The discussions over the three days made me realize that the shift to a systems approach is not necessarily a new thing. Many people and agencies I talked to, are already addressing some components of the WASH system, for example: configuring a sustainable supply chain to enable effective maintenance of rural water points, helping local governments to plan better or building the capacity of central government to attract different forms of financing to the WASH sector. Nevertheless, most of these initiatives have a narrow focus on WASH without necessarily recognizing the wider political economy and interactions that the WASH sector has with other sectors. There is also a tendency to think that the problems we face in the sector can be fixed by applying one particular solution.
The shift to a systems approach requires a change in mindset, and more importantly being open minded to understand how different components of our work or solutions fit and interact with the whole system. For instance, it is unrealistic to assume that sustainability of services can be achieved by simply installing prepaid meter systems at rural water points. Prepaid water meters help to improve revenue collection, and for it to work effectively, a well built and functioning water system needs to be in place, a reliable water source, cost recovery tariffs and willingness to pay. Even when revenues are collected, a good management structure needs to be in place to ensure funds collected are reinvested back into the system to guarantee and improve service levels. In fact, no individual components can lead into sustainable services. Mindset change will be a critical step to overcoming the “blind spots” which often occur when sector experts implement solutions to solve problems — but ignore the pertinent system dynamics.
Moreover, the shift to a systems approach calls for sector experts and practitioners to move out of their comfort zone and to start engaging with people we rarely work with. For example, if we are serious about financing, we need to develop strong economic cases and talk more to ministers of finance, prime ministers and presidents in countries we work, as these are the ones who make most of decisions about financing.
Building strong national and local government systems requires us to work more closely with government officials and where feasible to use government systems to deliver services. However, for that to work effectively, we need to change the way we view and perceive governments.

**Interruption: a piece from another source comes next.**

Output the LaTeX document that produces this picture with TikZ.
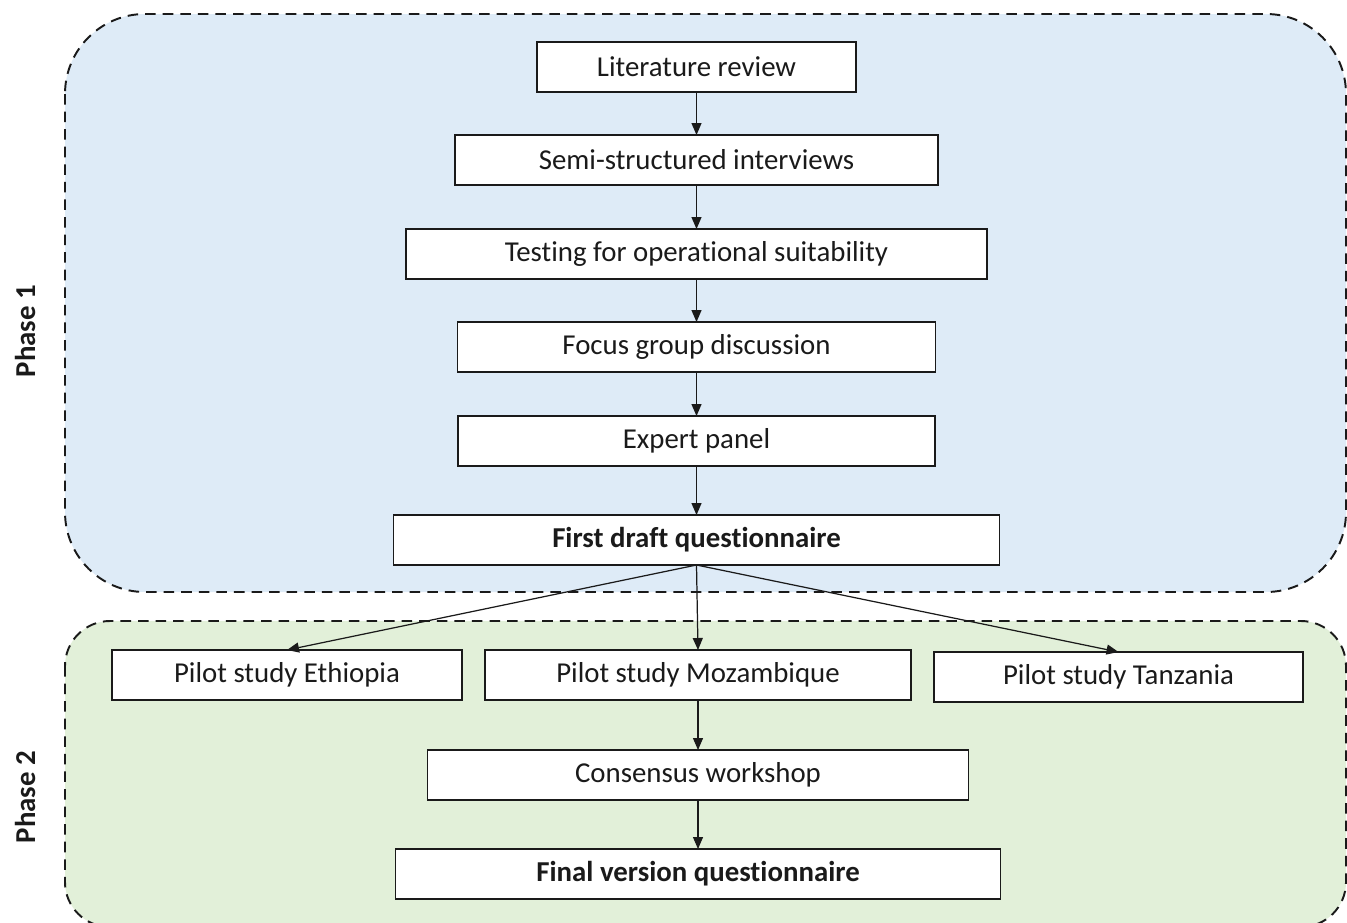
\documentclass[tikz,border=0pt]{standalone}
\usepackage{fontspec}
\setmainfont{Carlito}[Ligatures=NoCommon]
\usepackage{tikz}
\usetikzlibrary{arrows.meta,positioning}
\definecolor{PhaseBlue}{HTML}{DEEBF7}
\definecolor{PhaseGreen}{HTML}{E2F0D9}
\definecolor{BoxInk}{HTML}{1A1A1A}

\begin{document}
\begin{tikzpicture}[every node/.style={font=\fontsize{16.4}{19}\selectfont, text=BoxInk},
    stepbox/.style={draw=BoxInk, line width=1.1pt, fill=white, minimum height=1cm, inner sep=0pt, outer sep=0pt, align=center},
    flow/.style={-{Triangle[length=2.4mm, width=2mm]}, line width=0.7pt, BoxInk},
    phasearea/.style={draw=BoxInk, line width=1.1pt, dash pattern=on 6pt off 4pt}]
    \clip (0,0) rectangle (26.94,-18.44);

    % phase areas
    \draw[phasearea, fill=PhaseBlue, rounded corners=1.6cm] (1.3,-0.28) rectangle (26.92,-11.84);
    \draw[phasearea, fill=PhaseGreen, rounded corners=0.9cm] (1.3,-12.42) rectangle (26.92,-18.54);

    \node[font=\fontsize{16.4}{19}\selectfont\bfseries, rotate=90] (phaseone) at (0.5,-6.62) {Phase 1};
    \node[font=\fontsize{16.4}{19}\selectfont\bfseries, rotate=90] (phasetwo) at (0.5,-15.94) {Phase 2};

    % phase 1
    \node[stepbox, minimum width=6.38cm] (lit) at (13.93,-1.34) {Literature review};
    \node[stepbox, minimum width=9.66cm, below=0.86cm of lit] (interviews) {Semi-structured interviews};
    \node[stepbox, minimum width=11.62cm, below=0.88cm of interviews] (testing) {Testing for operational suitability};
    \node[stepbox, minimum width=9.56cm, below=0.86cm of testing] (focus) {Focus group discussion};
    \node[stepbox, minimum width=9.54cm, below=0.88cm of focus] (expert) {Expert panel};
    \node[stepbox, minimum width=12.12cm, below=0.98cm of expert, font=\fontsize{16.4}{19}\selectfont\bfseries] (draft) {First draft questionnaire};

    % phase 2
    \node[stepbox, minimum width=8.52cm, below=1.7cm of draft, xshift=0.03cm] (moz) {Pilot study Mozambique};
    \node[stepbox, minimum width=7.0cm, left=0.46cm of moz] (eth) {Pilot study Ethiopia};
    \node[stepbox, minimum width=7.38cm, right=0.46cm of moz, yshift=-0.04cm] (tza) {Pilot study Tanzania};
    \node[stepbox, minimum width=10.82cm, below=1.0cm of moz] (workshop) {Consensus workshop};
    \node[stepbox, minimum width=12.1cm, below=0.98cm of workshop, font=\fontsize{16.4}{19}\selectfont\bfseries] (final) {Final version questionnaire};

    \draw[flow] (lit) -- (interviews);
    \draw[flow] (interviews) -- (testing);
    \draw[flow] (testing) -- (focus);
    \draw[flow] (focus) -- (expert);
    \draw[flow] (expert) -- (draft);
    \draw[flow] (draft.south) -- (eth.north);
    \draw[flow] (draft.south) -- (moz.north);
    \draw[flow] (draft.south) -- (tza.north);
    \draw[flow] (moz) -- (workshop);
    \draw[flow] (workshop) -- (final);
  \end{tikzpicture}
\end{document}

First, we need to recognize that working with government goes beyond signing a Memorandum of Understanding (MOU) to fund a particular project, or participating in sector technical working groups. It’s about our staff dedicating time to engage in building long-term relationships which are based on trust and respect. Unfortunately, building these types of relationships take time beyond the projects we fund or the time that our international staffs stay in a particular country. We learnt in one session that it took 10 years for IRC to build a trusted partnership in Ghana before the local government asked for support to develop and implement a district WASH master plan.
Second, it is important to understand that working with government is an art, as it requires a combination of leadership skills, understanding of local politics and sometimes personal relationships and connections that staffs develop with government counterparts. Local staffs can help to bridge the gap between local politics and national government, but they can only get there if they are fully supported.
Third, we need to change the way we assess and perceive government capacity. In my experience, when governments fail to deliver, we normally jump to the conclusion that the government officials lack capacity and need to be trained. What usually follows is more training workshops and hiring of technical assistance to fill the gap and finalise the work for our projects, which usually doesn’t result in building better systems. In fact, in many cases government officials don't act on issues due to lack of incentives. In Tanzania for example, we learnt that government officials don't use data for planning and budgeting not because they don't know about the data. Rather, it is the lack of culture of using data for decision making in the public service. In fact, the budgeting process and outcome are very political. Why then should government officials spend time to collect and use data for budgeting while they know the use of accurate data has limited influence in the budgeting process?
The WASH sector has so many players who are involved in one way or another to ensure water flows at the tap and toilets do not leak to contaminate the environment. They range from donors who fund projects, to politicians who make decisions on how much and where funds should go. The biggest problem is that the incentives of these players are misaligned and do not necessarily ensure that the meagre resources in the sector are spent on building strong local and national systems critical to providing sustainable services to everyone.
In many countries, the WASH sector is highly dependent on aid which usually comes from donors who fund specific outputs in 3-5-year project cycles. Similarly, politicians who make most of the decisions on where the investments go are also bound by electoral cycles which usually happen every 4-5 years. In Tanzania for example, there is evidence that the changes in the electoral cycle not only influence the number but also the types of water points being built. Civil society organizations get the bulk of their funding from the donors, and so often design and implement projects that respond to what the donors want rather than what is needed to achieve systemic change in the countries they work in.
The shift to the systems approach would therefore require realignment of incentives for all players across the delivery chain to focus on building strong WASH systems. For donors, it means revisiting their systems to ensure they are fit for purpose and designing their funding to reward outcomes over a longer timespan than is currently the case. For civil society, it means reorienting their organizations and the way they work, from a focus on meeting the immediate needs to being facilitators with ability to influence beyond the water sector. Addressing these issues, is critical if we are serious about the systems approach.
Disclaimer: Lukas Kwezi currently works for the UK Department for International Development (DFID) as Water and Sanitation Adviser, based in Dar es Salaam. He writes blog posts in his spare time. Though he may talk about the work he does in the sector, this is neither a corporate nor a political blog and the opinions and ideas expressed here are solely his own, not those of his employers.